The data below should be restated word for word, with every picture omitted.

-------

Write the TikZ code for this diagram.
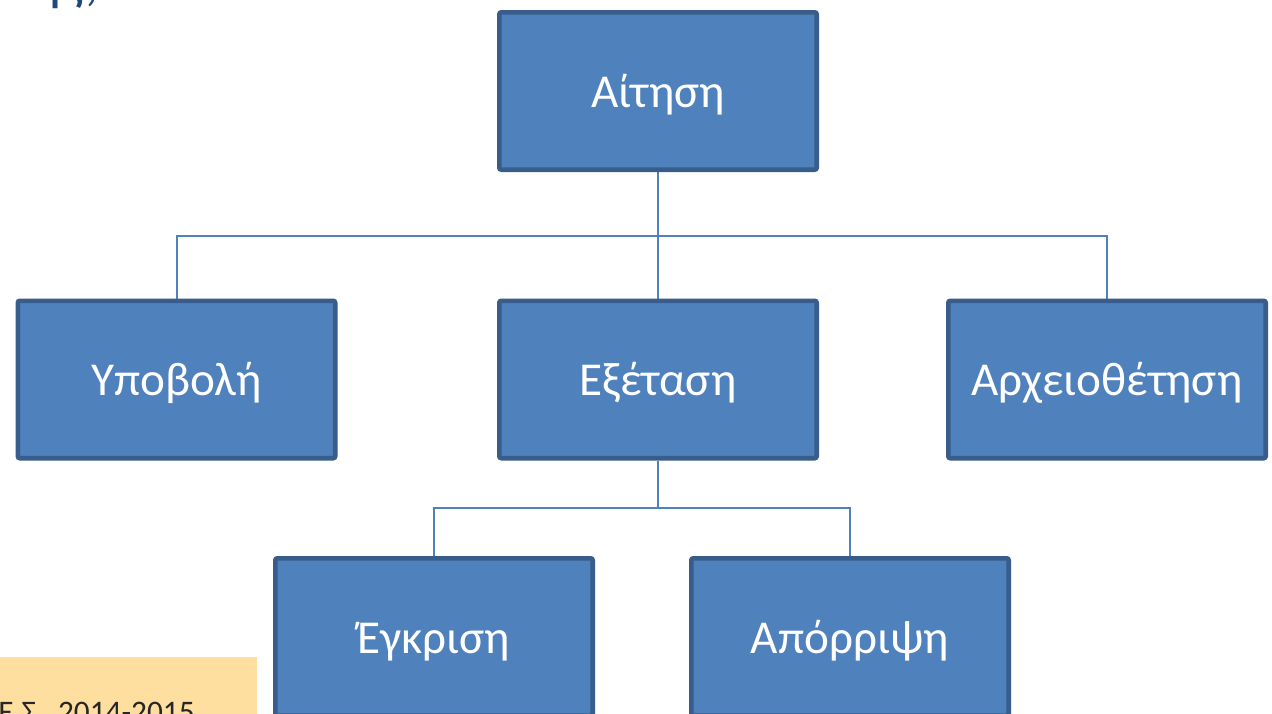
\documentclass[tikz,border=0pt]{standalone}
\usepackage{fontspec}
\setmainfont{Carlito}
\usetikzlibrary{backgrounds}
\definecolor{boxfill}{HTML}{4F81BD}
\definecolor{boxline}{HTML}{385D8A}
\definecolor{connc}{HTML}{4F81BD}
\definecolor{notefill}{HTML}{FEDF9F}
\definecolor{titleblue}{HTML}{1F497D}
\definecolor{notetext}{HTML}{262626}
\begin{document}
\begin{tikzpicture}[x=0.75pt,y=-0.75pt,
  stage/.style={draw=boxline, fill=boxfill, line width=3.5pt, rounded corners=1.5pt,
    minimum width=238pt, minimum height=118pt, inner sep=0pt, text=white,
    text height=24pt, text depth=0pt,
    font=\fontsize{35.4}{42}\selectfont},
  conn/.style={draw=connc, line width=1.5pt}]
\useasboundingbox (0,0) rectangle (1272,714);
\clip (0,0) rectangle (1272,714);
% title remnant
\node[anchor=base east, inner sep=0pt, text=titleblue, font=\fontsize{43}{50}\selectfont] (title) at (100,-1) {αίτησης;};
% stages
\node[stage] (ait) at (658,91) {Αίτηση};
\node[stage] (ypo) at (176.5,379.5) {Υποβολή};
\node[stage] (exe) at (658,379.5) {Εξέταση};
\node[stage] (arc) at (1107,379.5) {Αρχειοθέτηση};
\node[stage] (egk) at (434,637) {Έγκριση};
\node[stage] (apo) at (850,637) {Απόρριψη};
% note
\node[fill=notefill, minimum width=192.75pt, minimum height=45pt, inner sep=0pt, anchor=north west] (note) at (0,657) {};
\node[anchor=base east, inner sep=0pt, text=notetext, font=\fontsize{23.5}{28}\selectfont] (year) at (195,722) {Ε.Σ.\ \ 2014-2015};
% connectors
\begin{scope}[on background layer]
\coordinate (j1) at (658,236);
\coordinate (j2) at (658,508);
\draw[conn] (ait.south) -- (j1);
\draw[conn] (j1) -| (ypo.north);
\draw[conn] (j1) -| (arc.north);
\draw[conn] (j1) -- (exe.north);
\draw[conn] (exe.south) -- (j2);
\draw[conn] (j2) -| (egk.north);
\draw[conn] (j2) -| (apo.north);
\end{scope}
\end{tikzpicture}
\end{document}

-------

#### [Task answer]
Write the TikZ code for this diagram.
\documentclass[tikz,border=0pt]{standalone}
\usepackage{fontspec}
\setmainfont{Carlito}
\usetikzlibrary{backgrounds}
\definecolor{boxfill}{HTML}{4F81BD}
\definecolor{boxline}{HTML}{385D8A}
\definecolor{connc}{HTML}{4F81BD}
\definecolor{notefill}{HTML}{FEDF9F}
\definecolor{titleblue}{HTML}{1F497D}
\definecolor{notetext}{HTML}{262626}
\begin{document}
\begin{tikzpicture}[x=0.75pt,y=-0.75pt,
  stage/.style={draw=boxline, fill=boxfill, line width=3.5pt, rounded corners=1.5pt,
    minimum width=238pt, minimum height=118pt, inner sep=0pt, text=white,
    text height=24pt, text depth=0pt,
    font=\fontsize{35.4}{42}\selectfont},
  conn/.style={draw=connc, line width=1.5pt}]
\useasboundingbox (0,0) rectangle (1272,714);
\clip (0,0) rectangle (1272,714);
% title remnant
\node[anchor=base east, inner sep=0pt, text=titleblue, font=\fontsize{43}{50}\selectfont] (title) at (100,-1) {αίτησης;};
% stages
\node[stage] (ait) at (658,91) {Αίτηση};
\node[stage] (ypo) at (176.5,379.5) {Υποβολή};
\node[stage] (exe) at (658,379.5) {Εξέταση};
\node[stage] (arc) at (1107,379.5) {Αρχειοθέτηση};
\node[stage] (egk) at (434,637) {Έγκριση};
\node[stage] (apo) at (850,637) {Απόρριψη};
% note
\node[fill=notefill, minimum width=192.75pt, minimum height=45pt, inner sep=0pt, anchor=north west] (note) at (0,657) {};
\node[anchor=base east, inner sep=0pt, text=notetext, font=\fontsize{23.5}{28}\selectfont] (year) at (195,722) {Ε.Σ.\ \ 2014-2015};
% connectors
\begin{scope}[on background layer]
\coordinate (j1) at (658,236);
\coordinate (j2) at (658,508);
\draw[conn] (ait.south) -- (j1);
\draw[conn] (j1) -| (ypo.north);
\draw[conn] (j1) -| (arc.north);
\draw[conn] (j1) -- (exe.north);
\draw[conn] (exe.south) -- (j2);
\draw[conn] (j2) -| (egk.north);
\draw[conn] (j2) -| (apo.north);
\end{scope}
\end{tikzpicture}
\end{document}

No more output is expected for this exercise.